Growth and characterization of Rh and Pd nanoparticles on oxidized and reduced CeOx(111) thin films by scanning tunneling microscopy

The growth and structure of Rh and Pd nanoparticles on vapor-deposited ceria thin films grown epitaxially on Ru(0001) were investigated by scanning tunneling microscopy as a function of coverage, postdeposition annealing temperatures, as well as ceria oxidation states. Both metals grow as three-dimensional nanoparticles on the fully oxidized CeO2(111) thin films at room temperature. At low coverage, Rh particles preferentially decorate step edges on ceria, forming particles with smaller average size than those on the terraces. With increasing coverage, the number of Rh particles increases until near 2.3 monolayers, where the Rh particles cover most of the ceria surface and the particle size becomes relatively uniform. Larger Rh or Pd particles can be prepared by annealing the surface after deposition at 300 K; however, the particle size distribution becomes broader during this process. Similar growth behavior was observed on the reduced ceria surfaces.
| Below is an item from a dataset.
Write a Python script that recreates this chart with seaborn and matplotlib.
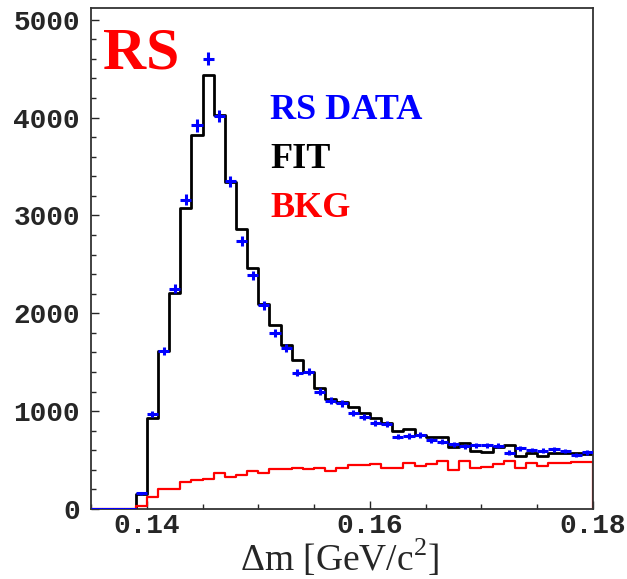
import numpy as np
import pandas as pd
import matplotlib
matplotlib.use("Agg")
import matplotlib.pyplot as plt
import seaborn as sns
from matplotlib.ticker import MultipleLocator, FormatStrFormatter

sns.set_style("ticks")
plt.rcParams['font.family'] = ['Liberation Mono', 'DejaVu Sans']
plt.rcParams['mathtext.fontset'] = 'custom'
plt.rcParams['mathtext.rm'] = 'Liberation Serif'

# bin edges: 0.135 .. 0.180 GeV/c^2, 1 MeV bins
edges = [round(0.135 + 0.001 * i, 3) for i in range(46)]
centers = [e + 0.0005 for e in edges[:-1]]

# RS data (counts per bin)
data = [0, 0, 0, 0, 160, 969, 1619, 2250, 3159, 3920, 4602, 4014, 3350, 2741,
        2388, 2084, 1796, 1643, 1393, 1403, 1199, 1107, 1080, 977, 943, 882,
        868, 738, 745, 755, 704, 687, 660, 643, 653, 653, 646, 574, 619, 602,
        595, 609, 592, 551, 578]

# fit
fit = [0, 0, 0, 0, 158, 930, 1610, 2205, 3073, 3824, 4440, 4031, 3339, 2862,
       2464, 2100, 1881, 1676, 1523, 1400, 1233, 1124, 1096, 1045, 984, 926,
       875, 800, 813, 755, 731, 738, 636, 678, 595, 585, 636, 650, 541, 575,
       541, 575, 575, 568, 561]

# background
bkg = [0, 0, 0, 0, 28, 120, 200, 200, 277, 301, 311, 363, 329, 350, 388, 363,
       404, 404, 424, 409, 414, 390, 424, 452, 445, 459, 424, 424, 466, 438,
       459, 489, 397, 489, 414, 431, 459, 492, 421, 466, 438, 466, 472, 482,
       482]

df = pd.DataFrame({"dm": centers, "data": data, "fit": fit, "bkg": bkg})

fig = plt.figure(figsize=(6.27, 5.79), dpi=100)
ax = fig.add_axes([91/627, 1 - 509/579, 502/627, 501/579])

sns.histplot(data=df, x="dm", weights="fit", bins=edges, element="step",
             fill=False, color="black", linewidth=2.0, ax=ax)
sns.histplot(data=df, x="dm", weights="bkg", bins=edges, element="step",
             fill=False, color="red", linewidth=1.6, ax=ax)
ax.vlines(edges[-1], 0, bkg[-1], color="red", linewidth=1.6)

ax.errorbar(df["dm"], df["data"], xerr=0.0005, yerr=np.sqrt(df["data"]),
            fmt="none", ecolor="blue", elinewidth=2.2, capsize=0, zorder=5)

ax.set_xlim(0.135, 0.18)
ax.set_ylim(0, 5120)
ax.xaxis.set_major_locator(MultipleLocator(0.02))
ax.xaxis.set_minor_locator(MultipleLocator(0.005))
ax.xaxis.set_major_formatter(FormatStrFormatter('%.2f'))
ax.yaxis.set_major_locator(MultipleLocator(1000))
ax.yaxis.set_minor_locator(MultipleLocator(200))
ax.tick_params(axis='both', which='major', direction='in', length=6, width=1,
               labelsize=20)
ax.tick_params(axis='x', which='major', pad=3)
ax.tick_params(axis='y', which='major', pad=8)
ax.tick_params(axis='both', which='minor', direction='in', length=3.5, width=1)
for lab in ax.get_xticklabels() + ax.get_yticklabels():
    lab.set_fontweight('bold')
for s in ax.spines.values():
    s.set_color('#333333')
    s.set_linewidth(1.3)

ax.set_ylabel("")
ax.set_xlabel("")
fig.text(340/627, 1 - 571/579, r"$\Delta$m [GeV/c$^2$]", fontsize=27,
         family='Liberation Serif', ha="center", va="baseline")

serif = 'Liberation Serif'
ax.text(0.024, 0.880, "RS", transform=ax.transAxes, color="red", fontsize=43,
        fontweight="bold", family=serif, va="baseline")
ax.text(0.357, 0.778, "RS DATA", transform=ax.transAxes, color="blue",
        fontsize=26, fontweight="bold", family=serif, va="baseline")
ax.text(0.357, 0.681, "FIT", transform=ax.transAxes, color="black",
        fontsize=26, fontweight="bold", family=serif, va="baseline")
ax.text(0.357, 0.583, "BKG", transform=ax.transAxes, color="red",
        fontsize=26, fontweight="bold", family=serif, va="baseline")

fig.savefig("out.png", dpi=100)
It is concluded that metal particle size or morphology is not responsible for previously reported differences in surface chemistry observed when Rh is deposited on reduced CeOx compared to fully oxidized CeO2. Instead, it is proposed that the enhanced dissociation occurs at the interface between the metal and the reduced support, which, coupled with rapid O diffusion, may lead to high dissociation fractions.